Science Finally May Have Found The Link Between Sexuality And Biology

by James Hale
Michele Tantussi/Getty Images News/Getty Images

A study more than 20 years in the making has confirmed what many people have long suspected: That sexual orientation may have a biological basis. But contrary to some popular theories, the study didn't reveal one definitive "gay gene." Instead, it found a new correlation between sexuality and a combination of factors — one of which may be a particular protein that can only be passed on from father to son, research leader and Brock University health sciences professor Tony Bogaert tells Bustle.

The study, published on Dec. 11, is closely related to a study he and fellow researcher Ray Blanchard conducted two decades ago, which demonstrated that on average, gay men have more older brothers than heterosexual men. Bogaert's new research, "Male Homosexuality and Maternal Immune Responsivity to the Y-Linked Protein NLGN4Y,” published in Proceedings of the National Academy of Sciences, posits that that protein, which can usually only be translated from father to son (hence, Y-chromosome linked), can sometimes end up in the mother through an "exchange of blood or body tissue" with the male fetus, and then she can develop an immune reaction to it, which may affect the "connections the brain cells have that ultimately underlie sexual attraction," Bogaert tells Bustle.

Basically speaking, when someone has already been pregnant with one male fetus, their body can be primed with an antibody response that might affect subsequent male fetuses, which is hypothesized to affect how those fetuses might process sexual attraction. Of course, oldest children, only children, and female children can also be gay, suggesting biology is only one potential factor. But the researchers' identification of this protein and its antibody response could have huge implications for how we understand the "biological basis" of being queer, Bogaert says in a press release. While Bogaert acknowledged that the findings would need to be replicated by an independent team, he also noted that the consequences could be "profound."

Though the NLGN4Y protein is the major subject of this study, it is not the only thing that can affect male sexual orientation in utero. "[T]he effect we're finding is that it's, in addition to [NLGN4Y], about a maternal immune response. So antibodies are what ends up ultimately probably changing how this protein works in the brain in male fetuses," Bogaert says.

He and Blanchard began looking into this effect over 20 years ago, and have continued to probe the nature versus nurture aspects of birth order. He found that even when subjects had never lived with their biological older brothers, those older brothers could still, from a statistical standpoint, help predict whether or not their younger sibling may or may not be straight. And nonbiological older siblings who did live with the subjects did not statistically end up increasing the likelihood of their being gay, which indicated to Bogaert that the effects may be prenatal, not social.
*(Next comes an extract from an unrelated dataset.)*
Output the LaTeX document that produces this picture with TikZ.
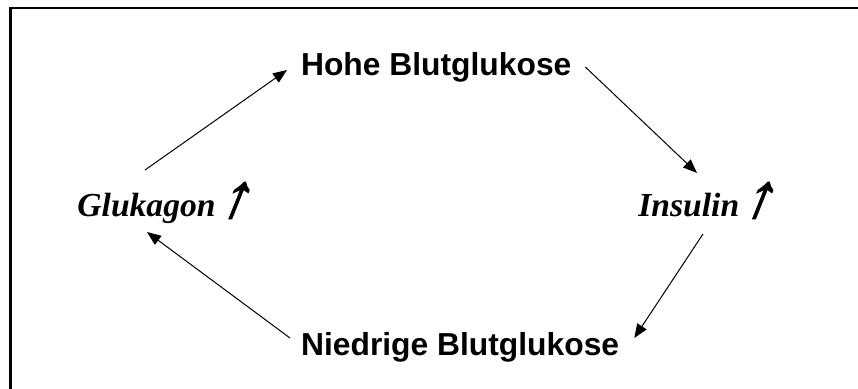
\documentclass[tikz,border=0pt]{standalone}
\usepackage{fontspec}
\setmainfont{Liberation Serif}
\newfontfamily\blutfont{Liberation Sans}
\newfontfamily\arrfont[FakeSlant=0.4, FakeBold=2]{Liberation Serif}
\usepackage{tikz}
\usetikzlibrary{arrows.meta}

\newcommand{\uparr}{{\arrfont\fontsize{31}{31}\selectfont ↑}}

\begin{document}
\begin{tikzpicture}[
    x=0.5pt, y=-0.5pt,
    level/.style={anchor=base west, inner sep=0pt, font=\blutfont\bfseries\fontsize{15.9}{18}\selectfont},
    hormone/.style={anchor=base west, inner sep=0pt, font=\bfseries\itshape\fontsize{16.8}{18}\selectfont},
    arrow/.style={-{Triangle[length=7pt, width=5.5pt]}, line width=0.5pt}
]
\useasboundingbox (0,0) rectangle (858,389);
\draw[line width=1.4pt] (10.5,390) |- (859,8);

\node[level] (high) at (300.7,76) {Hohe Blutglukose};
\node[level] (low) at (300.7,356) {Niedrige Blutglukose};
\node[hormone] (glucagon) at (77,217) {Glukagon\uparr};
\node[hormone] (insulin) at (638,217) {Insulin\uparr};

\draw[arrow] ([shift={(68,-47)}]glucagon.base west) -- ([shift={(-13.7,-6)}]high.base west);
\draw[arrow] ([shift={(13.5,-9)}]high.base east) -- ([shift={(59,-44)}]insulin.base west);
\draw[arrow] ([shift={(65,17)}]insulin.base west) -- ([shift={(14.7,-18)}]low.base east);
\draw[arrow] ([shift={(-10.7,-18)}]low.base west) -- ([shift={(70,15)}]glucagon.base west);
\end{tikzpicture}
\end{document}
The research, though the NLGN4Y protein doesn't apply to female fetuses, is part of a larger body of evidence suggesting that there are biological mechanisms behind queer orientations.

This latest study is not the end of Bogaert's work. He plans to investigate how NLGN4Y works. "It's interesting to examine just the possible kinds of complex associations and functions that this particular kind of protein might have in terms of influencing gender and sexual orientation," he tells Bustle.

Bogaert's latest study could be a huge step for queer rights activists, and a gigantic rebuttal against people who insist that being anything other than straight is a "choice" or a "lifestyle" — it may well begin in utero, and we are only just beginning to understand how.